The initial approach taken by HMRC was very aggressive and they tried to present an argument that there was no goodwill in the business. We challenged HMRC’s view that the goodwill was worthless. After lengthy correspondence and numerous telephone calls, HMRC agreed 100% with our original valuation, which preserved our original tax saving plan for the client. Tax savings on this case where in the region of £75K at the outset, with ongoing savings of £6,000 per annum. We are pleased to add another happy client to our portfolio.

Business Valuation in Distress

Business Valuation in Distress

Selling a business is never an easy process, but when disputes arise, the need for a reliable third party due diligence process is even greater.

Tearle & Carver have extensive understanding of the requirements for remaining objective when managing a potentially difficult company buyout. In one such case, we were approached by the courts to act as independent accountant for an acrimonious business sale in which one partner was exiting the business and selling shares to the other. Given the circumstances, both sides had totally polar views of what their business was worth.

After arranging an initial meeting with the company, we were thorough in ensuring we completed due diligence, validating the figures in the accounting records, carrying out adjustments where appropriate, and drafting a set of reliable management figures within the framework required by the court.

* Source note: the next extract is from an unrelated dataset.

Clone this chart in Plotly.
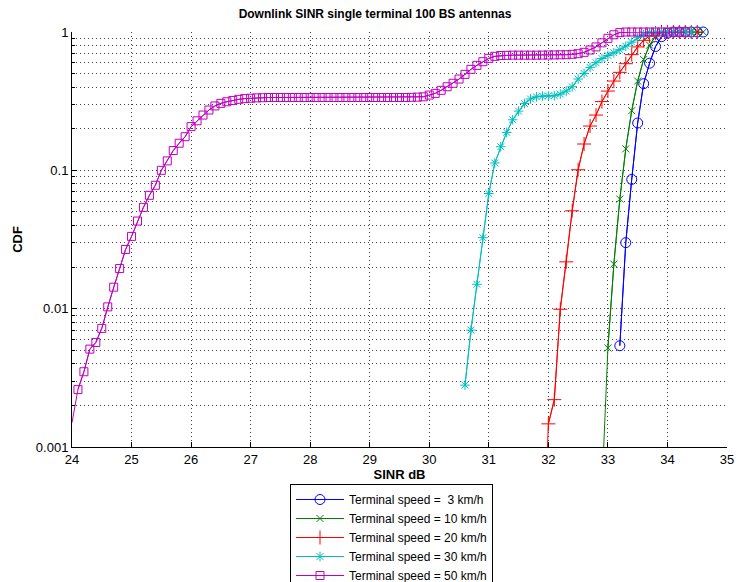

A draft version of the report detailing our findings and conclusions was submitted to both parties, giving them the opportunity to voice any queries or concerns and ensure all relevant factors had been taken into account.

Through this process, we were able to submit a final report to the courts that was both binding and acceptable to both parties, effectively resolving what could otherwise have been a time consuming and costly process for all sides.

FD in The Cupboard

FD in The Cupboard

For smaller companies, it is often not possible or cost effective to pay for a full-time Financial Director.
Many of our clients therefore make use of Tearle & Carver’s extensive expertise to provide the services of an FD as and when required.

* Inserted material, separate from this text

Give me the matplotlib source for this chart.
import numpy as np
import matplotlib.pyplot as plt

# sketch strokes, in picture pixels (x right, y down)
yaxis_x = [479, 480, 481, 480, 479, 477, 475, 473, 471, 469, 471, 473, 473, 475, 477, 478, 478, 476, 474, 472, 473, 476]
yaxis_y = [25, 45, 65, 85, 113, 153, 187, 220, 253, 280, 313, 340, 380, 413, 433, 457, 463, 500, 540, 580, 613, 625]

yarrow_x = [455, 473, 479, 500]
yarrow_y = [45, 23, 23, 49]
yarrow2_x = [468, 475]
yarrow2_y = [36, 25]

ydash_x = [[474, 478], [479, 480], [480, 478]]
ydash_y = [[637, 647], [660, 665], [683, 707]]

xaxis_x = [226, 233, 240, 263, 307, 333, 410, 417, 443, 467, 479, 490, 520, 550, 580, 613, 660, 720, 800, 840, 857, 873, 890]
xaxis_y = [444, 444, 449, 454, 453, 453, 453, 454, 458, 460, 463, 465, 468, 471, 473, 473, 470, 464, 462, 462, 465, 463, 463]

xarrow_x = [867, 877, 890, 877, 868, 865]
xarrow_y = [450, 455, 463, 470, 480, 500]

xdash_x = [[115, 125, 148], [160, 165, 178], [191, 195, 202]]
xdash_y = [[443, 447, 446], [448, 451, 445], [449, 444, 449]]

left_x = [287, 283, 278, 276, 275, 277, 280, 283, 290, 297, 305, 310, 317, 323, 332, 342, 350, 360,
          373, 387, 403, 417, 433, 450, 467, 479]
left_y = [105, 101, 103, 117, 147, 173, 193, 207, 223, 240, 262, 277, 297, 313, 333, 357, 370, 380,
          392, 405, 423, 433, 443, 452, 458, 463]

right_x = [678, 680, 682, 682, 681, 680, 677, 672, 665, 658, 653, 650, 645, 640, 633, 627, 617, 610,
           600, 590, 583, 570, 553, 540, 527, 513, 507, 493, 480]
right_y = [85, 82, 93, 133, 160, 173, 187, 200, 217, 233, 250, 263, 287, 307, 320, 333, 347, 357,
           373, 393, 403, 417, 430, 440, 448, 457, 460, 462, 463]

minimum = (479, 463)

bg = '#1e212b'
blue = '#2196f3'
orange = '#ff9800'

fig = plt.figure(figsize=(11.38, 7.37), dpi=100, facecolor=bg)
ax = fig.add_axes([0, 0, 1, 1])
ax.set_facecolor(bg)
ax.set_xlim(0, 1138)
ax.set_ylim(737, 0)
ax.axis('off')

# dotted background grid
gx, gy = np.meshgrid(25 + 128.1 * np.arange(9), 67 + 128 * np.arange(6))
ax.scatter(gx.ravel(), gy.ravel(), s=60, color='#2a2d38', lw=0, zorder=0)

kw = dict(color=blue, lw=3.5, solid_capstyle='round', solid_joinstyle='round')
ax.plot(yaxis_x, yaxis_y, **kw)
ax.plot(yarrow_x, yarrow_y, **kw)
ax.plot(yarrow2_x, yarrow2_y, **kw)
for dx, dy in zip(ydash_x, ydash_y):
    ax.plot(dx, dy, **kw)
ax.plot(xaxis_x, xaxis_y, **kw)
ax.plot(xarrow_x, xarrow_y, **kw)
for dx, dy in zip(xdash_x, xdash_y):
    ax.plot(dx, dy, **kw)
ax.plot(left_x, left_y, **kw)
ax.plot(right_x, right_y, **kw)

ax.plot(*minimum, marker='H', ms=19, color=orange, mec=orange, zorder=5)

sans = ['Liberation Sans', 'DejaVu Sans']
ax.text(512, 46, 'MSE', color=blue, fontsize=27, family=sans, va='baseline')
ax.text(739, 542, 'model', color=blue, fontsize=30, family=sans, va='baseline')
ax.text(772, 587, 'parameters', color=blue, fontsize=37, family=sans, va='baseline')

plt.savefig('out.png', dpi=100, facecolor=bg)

In this case, we were approached by the management team of an organisation looking to acquire the existing business via an MBO (Management buy out). Their business plan had proved ineffective for securing funding, and what they needed was financial expertise from someone with a developed understanding of the company’s internal workings.

Tearle & Carver helped deliver the solution our clients were looking through utilising our bank contacts in order to make the MBO viable, while also building a robust business plan and preparing our client for the rigorous vetting process. To help with cash flow issues, we introduced factoring which led to improved cash flow management.

We advised on the appropriate business valuation and structure, and continued to prepare monthly accounts to track profgress once the management were fully in command of all the information they needed to move their business forward.

In order to best assist these clients through the crucial first year of ownership, we attended board meetings on a regular basis, a service that we continue to provide to date.

With our continually developing understanding of their business, this client is able to remain confident that Tearle & Carver can provide any financial support they may need, now and in the future.